Determining processes lingering in old code

Wondersye · August 20, 2022, 9:04am

Hi fellow Erlangers,

Regarding hot code reload, when purging a module (e.g. with code:purge/1), the Erlang code server is able to determine which processes are lingering in the old code for that module (so that it can kill them).

Would there be a (non-OTP, preferably cheap/scalable) way of determining a list of such processes, prior attempting to purge?

(keeping track of such processes is difficult as any process may call at any time an exported function of a module being reloaded, and scanning all live processes with erlang:check_process_code/{2,3} is hardly an option)

Thanks in advance for any hint,

Olivier.

max-au · August 25, 2022, 8:12pm

any process may call at any time an exported function of a module being reloaded

When the module has been hot-code-loaded, it’s no longer possible to call the old version of the exported function.
Solution you suggested (Lingering = [Pid || Pid <- processes(), check_process_code(Pid, Module)]) after loading new code is exactly what we use.

Wondersye · August 26, 2022, 7:52pm

Thanks Maxim for your answer; indeed, should an exported function be called just prior to a code change, as two versions of the module are kept, ongoing calls to the old code will peacefully extinguish without involving the killing of the corresponding processes (providing none is looping over such a function; just issuing one-time, module-qualified calls). This is a fine mechanism.

I was wondering if code_purge/1 had a smarter way of detecting lingering processes than exhaustive search (not that easy to find the NIF ultimately implementing it); as anticipated I understand this is not the case; however at least some applications may also be able to store the PIDs / determine these processes by themselves, in a more scalable way, so this is fine as well. Not to mention that any process checking could be done also concurrently. Neat feature.

Thanks again!

max-au · August 26, 2022, 8:27pm

Internally ERTS uses non-blocking way to call check_process_code, see otp/erts_code_purger.erl at master · erlang/otp · GitHub
As you can see there, it’s “exhaustive search” approach.

It does pretty much the same as check_process_code/2 but has higher concurrency (important you have millions of processes, but does not matter for just a few thousands).

What is your use case, e.g. what do you plan to use this functionality for?

Wondersye · August 26, 2022, 9:54pm

Many thanks for the pointers, I thought everything was done on the C side.

In terms of use case, I was planning an hobbyist application making use of WOOPER that would have to be updated while being in continuous operation (hence the first support that I added recently).

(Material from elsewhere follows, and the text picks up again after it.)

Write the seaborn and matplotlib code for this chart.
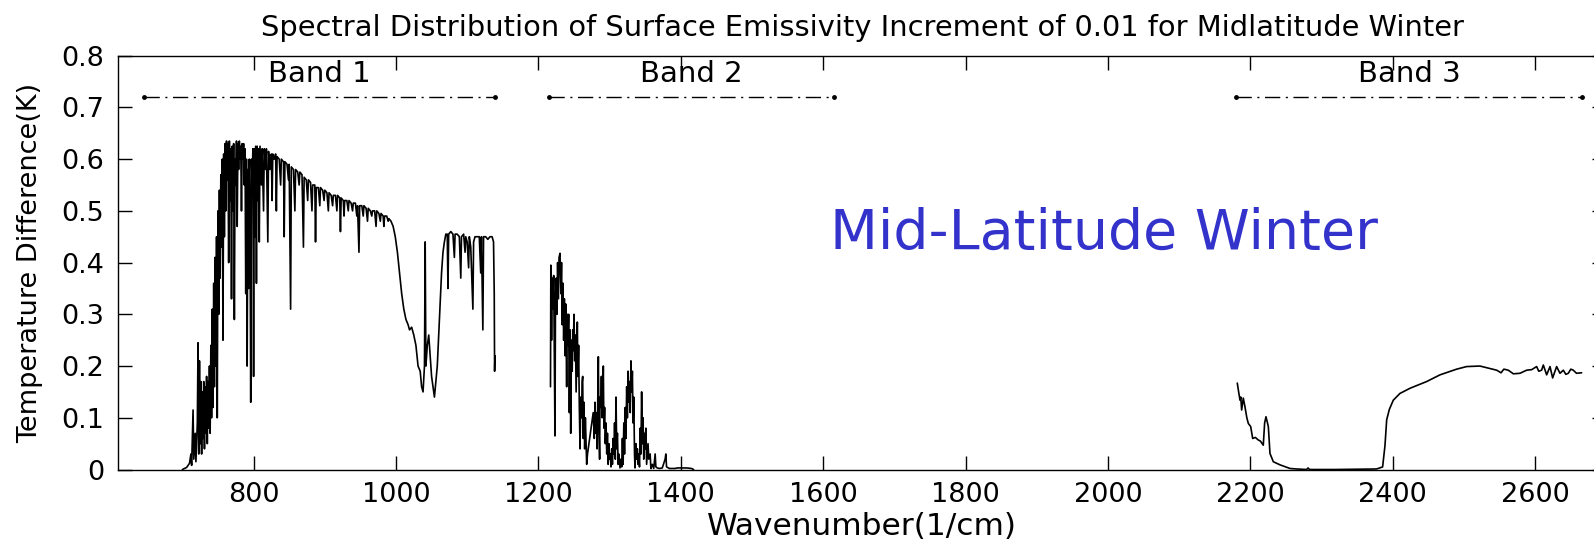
import matplotlib
matplotlib.use("Agg")
import matplotlib.pyplot as plt
import pandas as pd
import seaborn as sns

# ---------------- data ----------------
band1_wn = [700, 706, 710, 712, 713, 715, 716, 718, 719, 721, 722, 723, 724, 725, 726, 727, 728, 729, 730, 731,
            732, 733, 734, 735, 736, 737, 738, 739, 740, 741, 742, 743, 744, 745, 746, 747, 748, 749, 750, 751,
            752, 753, 754, 755, 756, 757, 758, 759, 760, 761, 762, 763, 764, 765, 766, 767, 768, 769, 770, 771,
            772, 773, 774, 775, 776, 777, 778, 779, 780, 781, 782, 783, 784, 785, 786, 787, 788, 789, 790, 791,
            792, 793, 794, 795, 796, 797, 798, 799, 800, 801, 802, 803, 804, 805, 806, 807, 808, 809, 811, 812,
            814, 815, 817, 818, 820, 821, 823, 825, 826, 827, 829, 831, 832, 833, 836, 838, 839, 842, 843, 844,
            847, 849, 850, 852, 853, 856, 858, 859, 862, 864, 865, 868, 870, 871, 874, 876, 877, 880, 882, 883,
            886, 887, 888, 891, 893, 894, 897, 899, 900, 903, 905, 906, 909, 911, 912, 915, 917, 918, 921, 922,
            923, 926, 927, 928, 931, 933, 934, 937, 939, 940, 943, 945, 946, 948, 949, 952, 954, 955, 958, 960,
            961, 964, 966, 967, 970, 972, 973, 976, 978, 979, 982, 983, 984, 987, 989, 990, 993, 996, 999, 1002,
            1005, 1008, 1011, 1014, 1017, 1019, 1022, 1025, 1028, 1031, 1034, 1036, 1038, 1040, 1041, 1042, 1044, 1046, 1048, 1050,
            1052, 1054, 1056, 1058, 1060, 1062, 1064, 1066, 1068, 1070, 1072, 1073, 1074, 1077, 1080, 1082, 1083, 1086, 1089, 1091,
            1092, 1095, 1097, 1098, 1100, 1102, 1103, 1105, 1107, 1108, 1109, 1111, 1114, 1117, 1119, 1120, 1122, 1123, 1126, 1129,
            1132, 1135, 1137, 1138, 1138.5, 1139]
band1_dt = [0.0, 0.004, 0.012, 0.03, 0.008, 0.115, 0.02, 0.07, 0.015, 0.09, 0.245, 0.03, 0.21, 0.05, 0.17, 0.03, 0.15, 0.06, 0.17, 0.04,
            0.16, 0.07, 0.18, 0.05, 0.17, 0.08, 0.2, 0.07, 0.24, 0.1, 0.31, 0.12, 0.36, 0.16, 0.41, 0.2, 0.45, 0.1, 0.5, 0.3,
            0.54, 0.37, 0.57, 0.43, 0.6, 0.25, 0.61, 0.45, 0.63, 0.5, 0.635, 0.56, 0.63, 0.4, 0.635, 0.52, 0.62, 0.33, 0.625, 0.5,
            0.63, 0.29, 0.6, 0.55, 0.635, 0.47, 0.63, 0.58, 0.635, 0.6, 0.625, 0.5, 0.63, 0.6, 0.63, 0.55, 0.62, 0.34, 0.6, 0.2,
            0.58, 0.35, 0.6, 0.5, 0.13, 0.6, 0.55, 0.62, 0.18, 0.62, 0.45, 0.625, 0.36, 0.625, 0.52, 0.62, 0.44, 0.625, 0.55, 0.62,
            0.5, 0.62, 0.58, 0.62, 0.44, 0.615, 0.58, 0.61, 0.52, 0.61, 0.6, 0.61, 0.5, 0.605, 0.6, 0.55, 0.6, 0.595, 0.45, 0.595,
            0.59, 0.56, 0.59, 0.31, 0.585, 0.58, 0.5, 0.58, 0.575, 0.55, 0.575, 0.57, 0.43, 0.565, 0.56, 0.52, 0.56, 0.555, 0.5, 0.55,
            0.55, 0.44, 0.545, 0.545, 0.51, 0.545, 0.54, 0.52, 0.54, 0.535, 0.5, 0.535, 0.53, 0.51, 0.53, 0.53, 0.5, 0.53, 0.525, 0.46,
            0.525, 0.52, 0.49, 0.52, 0.52, 0.5, 0.52, 0.515, 0.5, 0.515, 0.515, 0.49, 0.51, 0.42, 0.51, 0.51, 0.49, 0.51, 0.505, 0.48,
            0.505, 0.5, 0.49, 0.5, 0.5, 0.47, 0.5, 0.495, 0.48, 0.495, 0.49, 0.47, 0.49, 0.49, 0.48, 0.485, 0.48, 0.47, 0.45, 0.42,
            0.38, 0.34, 0.31, 0.29, 0.28, 0.27, 0.275, 0.26, 0.24, 0.2, 0.19, 0.16, 0.15, 0.2, 0.44, 0.2, 0.24, 0.26, 0.22, 0.18,
            0.16, 0.14, 0.17, 0.2, 0.26, 0.32, 0.38, 0.42, 0.44, 0.455, 0.455, 0.35, 0.455, 0.46, 0.455, 0.41, 0.455, 0.455, 0.45, 0.37,
            0.45, 0.455, 0.42, 0.45, 0.44, 0.39, 0.45, 0.43, 0.35, 0.31, 0.44, 0.45, 0.45, 0.45, 0.38, 0.45, 0.27, 0.45, 0.45, 0.445,
            0.45, 0.45, 0.44, 0.34, 0.19, 0.22]

band2_wn = [1217, 1217.5, 1218.5, 1219.5, 1220.5, 1221.5, 1222.5, 1223.3, 1224, 1225, 1226, 1227, 1228, 1229, 1230.4, 1231.5,
            1232.5, 1233.5, 1234.5, 1235.5, 1236.5, 1237.5, 1238.5, 1239.7, 1240.5, 1241.5, 1242.5, 1243.5, 1244.5, 1245.4,
            1246.5, 1247.5, 1248.3, 1249.1, 1250, 1251, 1252, 1253, 1254.7, 1255.5, 1256.5, 1257.5, 1258.5, 1259.5, 1260.5,
            1261.5, 1262.2, 1263, 1264, 1265, 1266, 1267.8, 1269, 1271, 1273, 1275, 1277, 1278.5, 1279.5, 1280.5, 1281.5,
            1282.5, 1283.5, 1284.2, 1285, 1286, 1286.5, 1287.5, 1288.5, 1289.5, 1290.5, 1291.2, 1292, 1293, 1294, 1295, 1296,
            1297, 1298, 1299, 1300, 1301, 1302, 1303, 1304, 1305, 1306, 1307, 1308, 1309, 1310, 1311, 1312, 1313, 1314.6,
            1316, 1317, 1318, 1319, 1320, 1321, 1322, 1323, 1324, 1325, 1326, 1327, 1328, 1329, 1330, 1331, 1332, 1333, 1334,
            1335, 1335.7, 1337, 1338, 1339, 1340, 1341, 1342, 1343, 1344, 1345, 1346, 1347, 1348, 1349, 1350, 1351, 1352,
            1354, 1355, 1357, 1358, 1360, 1362, 1364, 1365, 1367, 1370, 1374, 1378, 1379, 1380, 1384, 1392, 1395, 1405, 1408,
            1415, 1418]
band2_dt = [0.16, 0.395, 0.25, 0.37, 0.31, 0.375, 0.2, 0.065, 0.33, 0.37, 0.3, 0.4, 0.33, 0.41, 0.418, 0.34,
            0.4, 0.28, 0.36, 0.25, 0.33, 0.22, 0.32, 0.16, 0.3, 0.24, 0.3, 0.11, 0.27, 0.07,
            0.25, 0.19, 0.27, 0.23, 0.3, 0.21, 0.26, 0.15, 0.285, 0.18, 0.24, 0.12, 0.04, 0.14, 0.1,
            0.17, 0.18, 0.06, 0.13, 0.04, 0.1, 0.01, 0.03, 0.05, 0.07, 0.09, 0.11, 0.06, 0.13, 0.07, 0.11,
            0.04, 0.15, 0.218, 0.09, 0.02, 0.14, 0.12, 0.18, 0.1, 0.14, 0.2, 0.08, 0.12, 0.05, 0.09, 0.03,
            0.07, 0.01, 0.05, 0.02, 0.03, 0.005, 0.04, 0.01, 0.06, 0.03, 0.09, 0.02, 0.14, 0.04, 0.07, 0.01, 0.03, 0.003,
            0.02, 0.005, 0.06, 0.01, 0.09, 0.03, 0.12, 0.06, 0.16, 0.1, 0.19, 0.13, 0.17, 0.11, 0.21, 0.15, 0.19, 0.09, 0.14,
            0.03, 0.003, 0.05, 0.02, 0.04, 0.01, 0.03, 0.005, 0.08, 0.03, 0.15, 0.05, 0.1, 0.02, 0.07, 0.04, 0.08, 0.01,
            0.05, 0.02, 0.03, 0.002, 0.01, 0.002, 0.03, 0.005, 0.003, 0.002, 0.003, 0.02, 0.03, 0.005, 0.002, 0.002, 0.003, 0.003, 0.003,
            0.002, 0.0]

band3_wn = [2181.6, 2183.5, 2185.4, 2186.5, 2187.7, 2190, 2192.4, 2195, 2197.1, 2200.4, 2203.2, 2207, 2211.1, 2214, 2218.1,
            2220, 2221.9, 2225.2, 2227.5, 2232.2, 2241.6, 2255.6, 2265, 2279, 2281, 2283, 2320, 2377.3, 2385.7, 2389,
            2391.4, 2395.1, 2400.7, 2410, 2424.1, 2447.5, 2466.3, 2489.7, 2503.7, 2522.4, 2545.9, 2552, 2556, 2562.2, 2569.3,
            2578.6, 2588, 2595, 2602, 2605, 2609, 2611.4, 2616.1, 2620.8, 2624.5, 2630.1, 2634.8, 2639.5, 2643, 2646.5, 2650,
            2653.5, 2658, 2665.2]
band3_dt = [0.167, 0.15, 0.134, 0.14, 0.115, 0.138, 0.121, 0.1, 0.089, 0.083, 0.06, 0.062, 0.057, 0.055, 0.047,
            0.09, 0.102, 0.083, 0.031, 0.015, 0.009, 0.002, 0.001, 0.0, 0.003, 0.0, 0.0, 0.001, 0.005, 0.046,
            0.096, 0.116, 0.134, 0.147, 0.157, 0.170, 0.183, 0.194, 0.199, 0.200, 0.192, 0.187, 0.194, 0.192, 0.185,
            0.186, 0.192, 0.193, 0.199, 0.19, 0.192, 0.202, 0.183, 0.199, 0.177, 0.199, 0.186, 0.192, 0.184, 0.186, 0.194,
            0.192, 0.186, 0.187]

band_names = ["Band 1", "Band 2", "Band 3"]
band_start = [646, 1215, 2180]
band_end = [1139, 1615, 2666]
band_line_y = 0.72
band_label_y = 0.765

x_ticks = [800, 1000, 1200, 1400, 1600, 1800, 2000, 2200, 2400, 2600]
y_ticks = [0, 0.1, 0.2, 0.3, 0.4, 0.5, 0.6, 0.7, 0.8]
y_tick_labels = ["0", "0.1", "0.2", "0.3", "0.4", "0.5", "0.6", "0.7", "0.8"]

title = "Spectral Distribution of Surface Emissivity Increment of 0.01 for Midlatitude Winter"
x_label = "Wavenumber(1/cm)"
y_label = "Temperature Difference(K)"
overlay_text = "Mid-Latitude Winter"

# ---------------- plot ----------------
sns.set_style("ticks")
plt.rcParams["font.family"] = ["DejaVu Sans"]
plt.rcParams["text.color"] = "black"
plt.rcParams["axes.labelcolor"] = "black"

fig = plt.figure(figsize=(15.94, 5.42), dpi=100)
ax = fig.add_axes([118.3 / 1594, (542 - 469.5) / 542, (1606.4 - 118.3) / 1594, (469.5 - 55.7) / 542])

for name, wn, dt in [("b1", band1_wn, band1_dt), ("b2", band2_wn, band2_dt), ("b3", band3_wn, band3_dt)]:
    df = pd.DataFrame({"wn": wn, "dt": dt})
    sns.lineplot(data=df, x="wn", y="dt", ax=ax, color="black", linewidth=1.2,
                 estimator=None, sort=False, legend=False)

for name, x0, x1 in zip(band_names, band_start, band_end):
    bdf = pd.DataFrame({"wn": [x0, x1], "dt": [band_line_y, band_line_y]})
    sns.lineplot(data=bdf, x="wn", y="dt", ax=ax, color="black", linewidth=1.0,
                 estimator=None, sort=False, legend=False, marker="o", markersize=3.5,
                 markeredgewidth=0, linestyle=(0, (11, 4, 1.5, 4)))
    ax.text((x0 + x1) / 2, band_label_y, name, ha="center", va="center", fontsize=21, color="black")

ax.text(1610, 0.455, overlay_text, ha="left", va="center", fontsize=40, color="#3333cc")

ax.set_xlim(610, 2700)
ax.set_ylim(0, 0.8)
ax.set_xticks(x_ticks)
ax.set_xticklabels([str(t) for t in x_ticks])
ax.set_yticks(y_ticks)
ax.set_yticklabels(y_tick_labels)
ax.tick_params(direction="in", length=10, width=1.0, top=True, right=True,
               labelsize=19.5, pad=10, colors="black")
ax.tick_params(axis="x", pad=9)
for s in ax.spines.values():
    s.set_visible(True)
    s.set_linewidth(1.0)
    s.set_color("black")

ax.set_title(title, fontsize=20.8, pad=14, color="black")
ax.set_xlabel(x_label, fontsize=22.5, labelpad=3, color="black")
ax.set_ylabel(y_label, fontsize=19.5, labelpad=13, color="black")

fig.savefig("out.png", dpi=100)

The idea is that (in OOP parlance), in the context of a class upgrade/downgrade:

calls to static methods would be managed as discussed previously (as exported helpers), hence not killing callers (any process)
instances of that class (that is: its direct instances and also the ones of all classes inheriting from it, directly or not) would undergo a corresponding (possibly class-specific) state update plus a branching to the main loop provided by the newer version of the module implementing that class

Yet these instances would have to be identified beforehand - hence my initial question.
I see now that this last need could be covered either by (1) maintaining class-specific sets of instance PIDs through their life cycle (“application-specific solution”), or (2) exhaustive search (then preferably in a concurrrent way, like the pointer to the ERTS code purger that you shared).

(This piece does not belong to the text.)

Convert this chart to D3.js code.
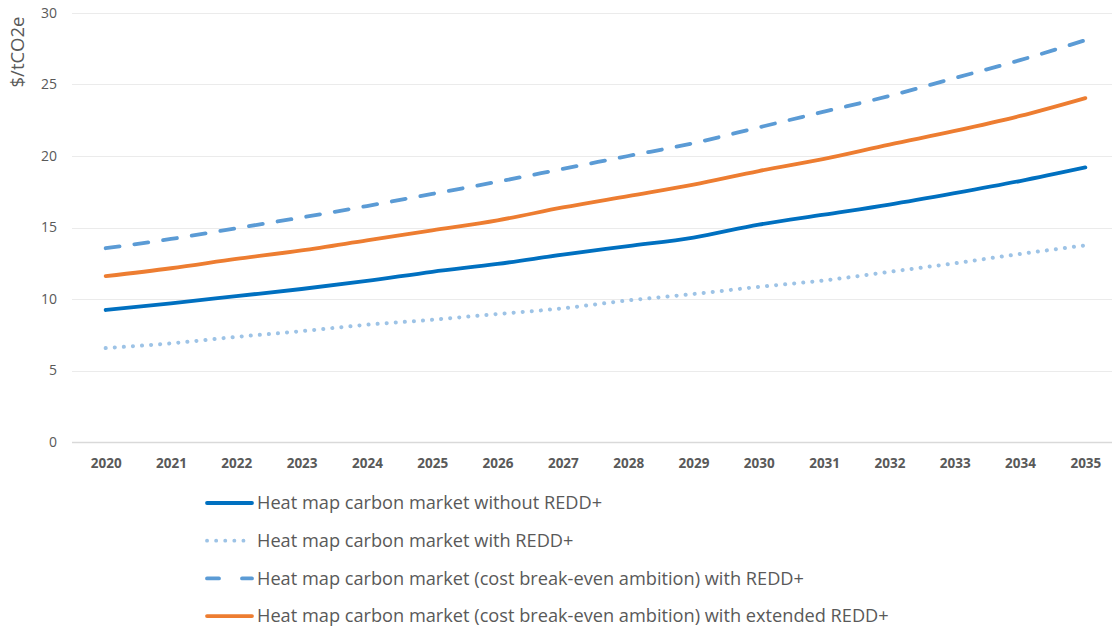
<!DOCTYPE html>
<html>
<head>
<meta charset="utf-8">
<script src="https://cdn.jsdelivr.net/npm/d3@7"></script>
<style>
  body { margin: 0; background: #fff; }
  svg { display: block; font-family: "Open Sans", sans-serif; }
</style>
</head>
<body>
<svg id="chart" width="1112" height="635"></svg>
<script>
// chart data
var years = ["2020","2021","2022","2023","2024","2025","2026","2027","2028","2029","2030","2031","2032","2033","2034","2035"];
var withoutRedd = [9.23, 9.7, 10.2, 10.7, 11.26, 11.9, 12.45, 13.1, 13.7, 14.3, 15.2, 15.9, 16.6, 17.4, 18.25, 19.2];
var withRedd = [6.57, 6.9, 7.35, 7.75, 8.2, 8.55, 8.95, 9.35, 9.9, 10.35, 10.85, 11.3, 11.9, 12.5, 13.15, 13.75];
var breakEvenRedd = [13.55, 14.2, 14.95, 15.7, 16.5, 17.35, 18.2, 19.1, 20.0, 20.9, 22.0, 23.1, 24.2, 25.45, 26.7, 28.1];
var breakEvenExtended = [11.6, 12.15, 12.8, 13.4, 14.1, 14.8, 15.5, 16.4, 17.2, 18.0, 18.95, 19.8, 20.8, 21.75, 22.8, 24.05];
var yTicks = [0, 5, 10, 15, 20, 25, 30];

var series = [
    {name: "Heat map carbon market without REDD+", values: withoutRedd, color: "#0070c0", dash: null},
    {name: "Heat map carbon market with REDD+", values: withRedd, color: "#9dc3e6", dash: "0.1 9"},
    {name: "Heat map carbon market (cost break-even ambition) with REDD+", values: breakEvenRedd, color: "#5b9bd5", dash: "14 15"},
    {name: "Heat map carbon market (cost break-even ambition) with extended REDD+", values: breakEvenExtended, color: "#ed7d31", dash: null}
];

var svg = d3.select("#chart");
var plot_left = 73, plot_right = 1118, plot_top = 13, plot_bottom = 442;

var x = d3.scalePoint().domain(years).range([plot_left, plot_right]).padding(0.5);
var y = d3.scaleLinear().domain([0, 30]).range([plot_bottom, plot_top]);

// grid
svg.append("g")
    .selectAll("line")
    .data(yTicks)
    .enter()
    .append("line")
        .attr("x1", 72)
        .attr("x2", 1112)
        .attr("y1", function(d) { return Math.round(y(d)) + 0.5; })
        .attr("y2", function(d) { return Math.round(y(d)) + 0.5; })
        .attr("stroke", function(d) { return d == 0 ? "#d9d9d9" : "#ebebeb"; })
        .attr("stroke-width", function(d) { return d == 0 ? 1.5 : 1; });

// y axis labels
var yAxis = svg.append("g")
    .attr("transform", "translate(57,0)")
    .call(d3.axisLeft(y).tickValues(yTicks).tickSize(0).tickPadding(0));
yAxis.select(".domain").remove();
yAxis.selectAll("text")
    .attr("font-family", "Open Sans, sans-serif")
    .attr("font-size", 14)
    .attr("fill", "#595959");

// x axis labels
var xAxis = svg.append("g")
    .attr("transform", "translate(0," + 458 + ")")
    .call(d3.axisBottom(x).tickSize(0).tickPadding(0));
xAxis.select(".domain").remove();
xAxis.selectAll("text")
    .attr("dy", "0.71em")
    .attr("font-family", "Open Sans, sans-serif")
    .attr("font-weight", "bold")
    .attr("font-size", 13.5)
    .attr("fill", "#595959");

// y title
svg.append("text")
    .attr("transform", "translate(24,52) rotate(-90)")
    .attr("text-anchor", "middle")
    .attr("font-size", 18.5)
    .attr("fill", "#595959")
    .text("$/tCO2e");

var line = d3.line()
    .x(function(d, i) { return x(years[i]); })
    .y(function(d) { return y(d); })
    .curve(d3.curveMonotoneX);

svg.append("g")
    .selectAll("path")
    .data(series)
    .enter()
    .append("path")
        .attr("d", function(d) { return line(d.values); })
        .attr("fill", "none")
        .attr("stroke", function(d) { return d.color; })
        .attr("stroke-width", function(d) { return d.dash == "0.1 9" ? 4 : 3.8; })
        .attr("stroke-linecap", "round")
        .attr("stroke-dasharray", function(d) { return d.dash; });

// legend
var legend = svg.append("g")
    .selectAll("g")
    .data(series)
    .enter()
    .append("g")
        .attr("transform", function(d, i) { return "translate(0," + (503 + i * 37.7) + ")"; });

legend.append("line")
    .attr("x1", 207)
    .attr("x2", 252)
    .attr("stroke", function(d) { return d.color; })
    .attr("stroke-width", 3.8)
    .attr("stroke-linecap", "round")
    .attr("stroke-dasharray", function(d) { return d.dash == "14 15" ? "12 23" : d.dash; });

legend.append("text")
    .attr("x", 257)
    .attr("dy", "0.35em")
    .attr("font-size", 18.2)
    .attr("fill", "#595959")
    .text(function(d) { return d.name; });
</script>
</body>
</html>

It is way too early for me to go further, as maybe updates would apply to very specific, single classes (and their child class) only (in which case preserving sets of instance PIDs would make sense, to be able to target them directly), or to whole sets of inter-related classes/modules, like a mass system update (in which case an exhaustive scan could be meaningful, as a larger number of processes/instances would be impacted anyway).

At least the options are well-identified now - thanks for that!

max-au · August 27, 2022, 5:08am

You might be interested in how OTP itself handles hot code upgrade (using release_handler and upgrade scripts). However we never made it convenient enough for frequent releases (which you seem to be after), so take the advice above with a grain of salt.